Together, these results all point to the conclusion that novel objects did not only attract children’s attention and change children’s exploratory behaviors, they also changed the synchrony between parents’ naming and manual actions. These changes from the parents’ part further sustained children’s attention on the objects and facilitated the coupling between parents’ naming and children’s attention. The intense and sustained object looks and examination from the children’s part, the synchronous multimodal behaviors from the parents’ part, and the coupling between children’s attention and parents’ naming all contribute to creating better and clearer signals for word learning in the Learning condition.

Developmental Implications

It has been proposed that word learning should be understood in the context of dyadic communication, in that the parents’ goal is to successfully communicate information with their children (Renzi et al.,2017; Yurovsky, 2018). With this goal in mind, parents modify their speech and behaviors, depending on the momentary dynamics and their children’s feedback, to make the information easier for children to understand (Smith & Trainor, 2008; Yurovsky, 2018; Yurovsky, Doyle, & Frank, 2016). Our results are largely in line with this proposal. Using two experimental toy play conditions for direct comparisons, we found that children increased their visual and manual exploration when encountering novel objects with to-be-learned names. Their sustained attention and intense examination provided the information necessary for object recognition and discrimination (Bambach et al., 2016, 2018; Oakes et al. 1991). Parents’ behaviors suggest that they, either consciously or unconsciously, provided (additional) scaffolding in various ways when they played with novel objects with their children. The changes in parents’ and children’s joint behaviors further created better synchrony between parents’ naming and children’s sustained attention to the named object (Oakes et al., 1991; Oakes & Tellinghuisen, 1994; Ruff, 1984; Tomasello & Farrar, 1986).
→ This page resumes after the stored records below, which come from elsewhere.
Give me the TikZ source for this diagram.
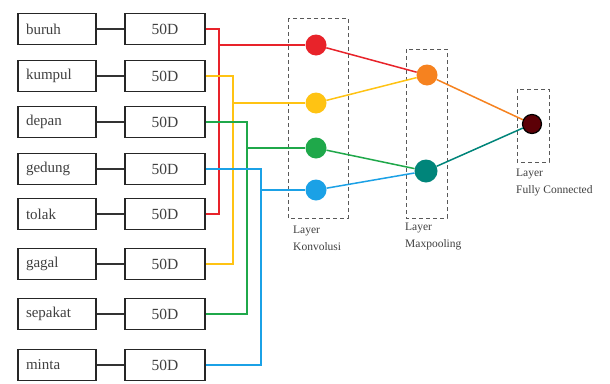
\documentclass[tikz,border=0pt]{standalone}
\usepackage{fontspec}
\setmainfont{Liberation Serif}
\begin{document}
\begin{tikzpicture}[x=1pt,y=-1pt,
  wordbox/.style={draw=black!85,line width=1.8pt,text width=62pt,align=left,inner xsep=8pt,minimum height=31pt,font=\fontsize{15}{16}\selectfont,text=black!75},
  dimbox/.style={draw=black!85,line width=1.8pt,minimum width=80pt,minimum height=31pt,font=\fontsize{15.5}{16}\selectfont,text=black!75},
  blink/.style={draw=black!80,line width=1.8pt},
  wire/.style={line width=2.8pt},
  thin/.style={line width=1.5pt},
  dot/.style={circle,minimum size=21pt,inner sep=0pt},
  layerbox/.style={draw=black!65,dash pattern=on 4pt off 3pt,line width=0.9pt},
  lbl/.style={font=\fontsize{11.5}{16.5}\selectfont,align=left,text=black!75,anchor=north west,inner sep=0pt}
]
\useasboundingbox[fill=white] (0,0) rectangle (610,383);
\definecolor{cred}{HTML}{E8232A}
\definecolor{cyel}{HTML}{FFC313}
\definecolor{cgrn}{HTML}{1FA84A}
\definecolor{cblu}{HTML}{1BA1E6}
\definecolor{corg}{HTML}{F6821F}
\definecolor{ctea}{HTML}{00857A}
\definecolor{cdrk}{HTML}{5C0006}

% word and dimension boxes
\foreach \i/\w/\y in {1/buruh/29,2/kumpul/76,3/depan/122,4/gedung/169,5/tolak/214,6/gagal/264,7/sepakat/314,8/minta/365}{
  \node[wordbox] (w\i) at (57,\y) {\w};
  \node[dimbox] (d\i) at (165,\y) {50D};
  \draw[blink] (w\i) -- (d\i);
}

% layer boxes
\draw[layerbox] (288,18) rectangle (348,218);
\draw[layerbox] (406,49) rectangle (447,218);
\draw[layerbox] (517,89) rectangle (549,162);

% nodes
\node[dot,fill=cred] (c1) at (316,45) {};
\node[dot,fill=cyel] (c2) at (316,103) {};
\node[dot,fill=cgrn] (c3) at (316,148) {};
\node[dot,fill=cblu] (c4) at (316,190) {};
\node[dot,fill=corg] (m1) at (427,75) {};
\node[dot,fill=ctea,minimum size=23pt] (m2) at (426,171) {};
\node[dot,fill=cdrk,draw=black,line width=1.2pt,minimum size=19pt] (f1) at (532,124) {};

% bus lines
\coordinate (rx) at (219,0);
\coordinate (yx) at (233,0);
\coordinate (gx) at (247,0);
\coordinate (bx) at (261,0);
\draw[wire,cred] (d1.east) -| (rx |- d5.east) -- (d5.east);
\draw[wire,cyel] (d2.east) -| (yx |- d6.east) -- (d6.east);
\draw[wire,cgrn] (d3.east) -| (gx |- d7.east) -- (d7.east);
\draw[wire,cblu] (d4.east) -| (bx |- d8.east) -- (d8.east);
\draw[wire,cred] (rx |- c1) -- (c1);
\draw[wire,cyel] (yx |- c2) -- (c2);
\draw[wire,cgrn] (gx |- c3) -- (c3);
\draw[wire,cblu] (bx |- c4) -- (c4);

% network connections
\draw[thin,cred] (c1) -- (m1);
\draw[thin,cyel] (c2) -- (m1);
\draw[thin,cgrn] (c3) -- (m2);
\draw[thin,cblu] (c4) -- (m2);
\draw[thin,corg] (m1) -- (f1);
\draw[thin,ctea] (m2) -- (f1);

% labels
\node[lbl] (l1) at (293,226) {Layer\\Konvolusi};
\node[lbl] (l2) at (405,223) {Layer\\Maxpooling};
\node[lbl] (l3) at (516,169) {Layer\\Fully Connected};
\end{tikzpicture}
\end{document}
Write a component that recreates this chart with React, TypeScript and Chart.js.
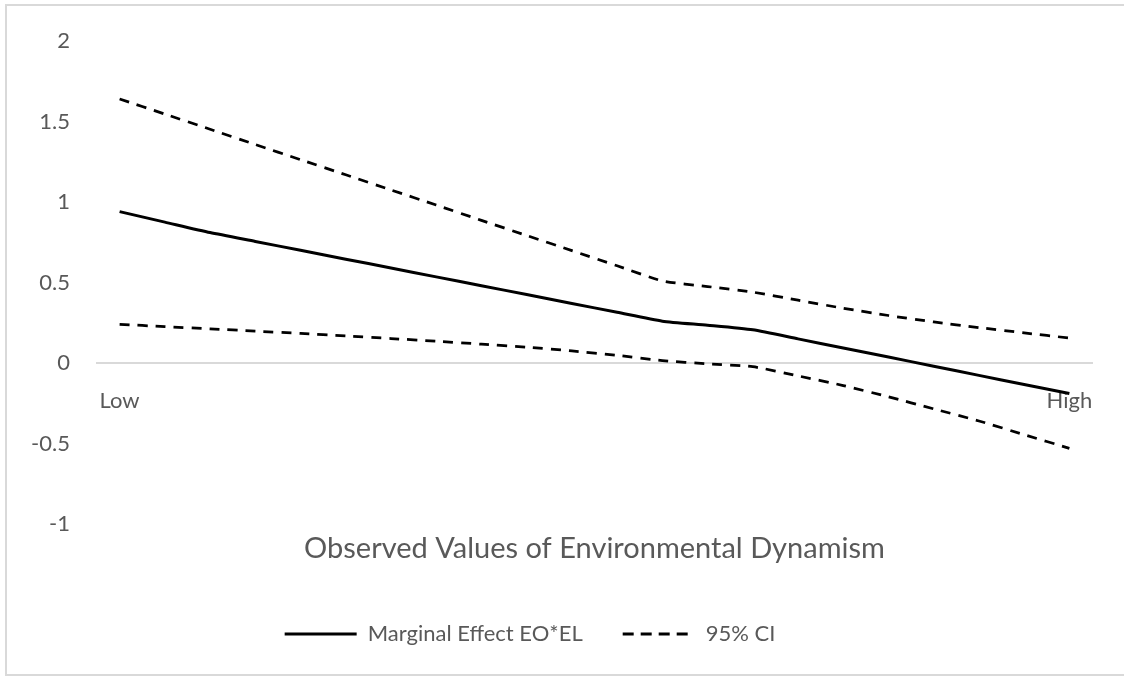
import React, { useEffect, useRef } from "react";
import { Chart, registerables } from "chart.js";

Chart.register(...registerables);

const categories: string[] = [
  "Low", "", "", "", "", "", "", "", "", "", "",
  "", "", "", "", "", "", "", "", "", "", "High",
];

const marginalEffect: number[] = [
  0.94, 0.875, 0.81, 0.755, 0.7, 0.645, 0.59, 0.535, 0.48, 0.425, 0.37,
  0.315, 0.26, 0.235, 0.206, 0.15, 0.093, 0.037, -0.02, -0.077, -0.133, -0.19,
];

const upperCI: number[] = [
  1.64, 1.546, 1.452, 1.357, 1.263, 1.169, 1.075, 0.981, 0.886, 0.792, 0.698,
  0.604, 0.51, 0.475, 0.44, 0.39, 0.34, 0.295, 0.255, 0.22, 0.187, 0.155,
];

const lowerCI: number[] = [
  0.24, 0.226, 0.212, 0.198, 0.184, 0.168, 0.152, 0.135, 0.117, 0.098, 0.075,
  0.048, 0.015, -0.005, -0.023, -0.08, -0.14, -0.21, -0.285, -0.36, -0.445, -0.53,
];

const yTickValues: number[] = [-1, -0.5, 0, 0.5, 1, 1.5, 2];

const seriesLabels: string[] = ["Marginal Effect EO*EL", "95% CI"];
const xAxisTitle = "Observed Values of Environmental Dynamism";

const TEXT = "#595959";
const FONT = "Lato";
const DASH = [10, 8];

export default function App() {
  const canvasRef = useRef<HTMLCanvasElement | null>(null);

  useEffect(() => {
    const canvas = canvasRef.current;
    if (!canvas) return;
    const chart = new Chart(canvas, {
      type: "line",
      data: {
        labels: categories,
        datasets: [
          {
            label: seriesLabels[0],
            data: marginalEffect,
            borderColor: "#000000",
            borderWidth: 3,
            pointRadius: 0,
            tension: 0.2,
            fill: false,
          },
          {
            label: seriesLabels[1],
            data: upperCI,
            borderColor: "#000000",
            borderWidth: 2.75,
            borderDash: DASH,
            pointRadius: 0,
            tension: 0.2,
            fill: false,
          },
          {
            label: seriesLabels[1] + " lower",
            data: lowerCI,
            borderColor: "#000000",
            borderWidth: 2.75,
            borderDash: DASH,
            pointRadius: 0,
            tension: 0.2,
            fill: false,
          },
        ],
      },
      options: {
        animation: false,
        responsive: false,
        events: [],
        layout: { padding: { left: -32, right: 32, top: 41, bottom: 22 } },
        scales: {
          x: {
            type: "category",
            position: { y: 0 } as any,
            offset: true,
            grid: { display: false, drawTicks: false },
            border: { display: true, color: "#d9d9d9", width: 2 },
            ticks: {
              autoSkip: false,
              maxRotation: 0,
              minRotation: 0,
              padding: 25,
              color: TEXT,
              font: { family: FONT, size: 22 },
            },
          },
          y: {
            type: "linear",
            min: -1,
            max: 2,
            grid: { display: false, drawTicks: false },
            border: { display: false },
            afterBuildTicks: (scale: any) => {
              scale.ticks = yTickValues.map((v) => ({ value: v }));
            },
            afterFit: (scale: any) => {
              scale.width = 129;
            },
            ticks: {
              padding: 27,
              color: TEXT,
              font: { family: FONT, size: 22 },
              callback: (v: any) => String(v),
            },
          },
        },
        plugins: {
          tooltip: { enabled: false },
          title: {
            display: true,
            text: xAxisTitle,
            position: "bottom",
            fullSize: false,
            weight: 500,
            color: TEXT,
            font: { family: FONT, size: 29, weight: "normal" },
            padding: { top: 7.6, bottom: 16.6 },
          },
          legend: {
            display: true,
            position: "bottom",
            weight: 1000,
            labels: {
              usePointStyle: true,
              pointStyleWidth: 72,
              padding: 40,
              color: TEXT,
              font: { family: FONT, size: 22 },
              generateLabels: () =>
                seriesLabels.map((text, i) => ({
                  text,
                  fillStyle: "#000000",
                  strokeStyle: "#000000",
                  lineWidth: 3,
                  lineDash: i === 0 ? [] : [11, 7],
                  pointStyle: "line",
                  hidden: false,
                  fontColor: TEXT,
                  datasetIndex: i,
                })),
            },
          },
        },
      } as any,
    });
    return () => chart.destroy();
  }, []);

  return (
    <div style={{ position: "absolute", left: 0, top: 0, width: 1124, height: 677, background: "#ffffff", overflow: "hidden" }}>
      <div
        style={{
          position: "absolute",
          left: 5,
          top: 4,
          width: 1119,
          height: 672,
          boxSizing: "border-box",
          borderLeft: "2px solid #d9d9d9",
          borderTop: "2px solid #d9d9d9",
          borderBottom: "2px solid #d9d9d9",
        }}
      />
      <canvas
        ref={canvasRef}
        width={1124}
        height={677}
        style={{ position: "absolute", left: 0, top: 0, width: 1124, height: 677 }}
      />
    </div>
  );
}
It has been argued that the data in young children’s word-learning environment is too messy and posts great challenges for young learners to learn word-object mappings (e.g., Medina, Snedeker, Trueswell, & Gleitman, 2011). At naming moments wherein children hear object labels, high-quality data should contain unambiguous or easy-to-identify referents and clear visual signals of the named objects. However, there are usually many potential referents in view every time a child hears a novel word (e.g., Medina et al., 2011; Smith & Yu, 2008). As a result, many studies have focused on top-down cognitive or socio-cognitive learning mechanisms infants use to find the referent of a novel word and to learn the word-object mappings (Baldwin, 1993; Tomasello & Akhtar, 1995; Markman & Hutchinson, 1984; Snedeker & Gleitman, 2004; Waxman & Booth, 2001; Smith & Yu, 2008). Yet, recent studies have shown that children’s own manual actions, such as touch, handling, manipulation, often “declutter” the visual input (Bambach et al., 2016, 2018; Suanda et al., 2019; Tsutsui et al., 2020). Here, we show that children’s own bottom-up information seeking behaviors and parents’ contingent information providing behaviors together reduce the referential ambiguity of utterances containing novel object names. Their joint behaviors in real-time interactions create a tight coupling between children’s sustained attention on objects and parents’ naming; and such synchrony provides optimal opportunities for toddlers to learn novel object names. These results underscore the importance of taking an embodied view of early word learning. Our findings also indicate that the visual and linguistic data created for word learning during parent-child interaction may not be as messy as previously assumed. It is thus necessary to re-think the nature of the input in young learners’ environment and how they may relate to children’s use of top-down learning mechanisms.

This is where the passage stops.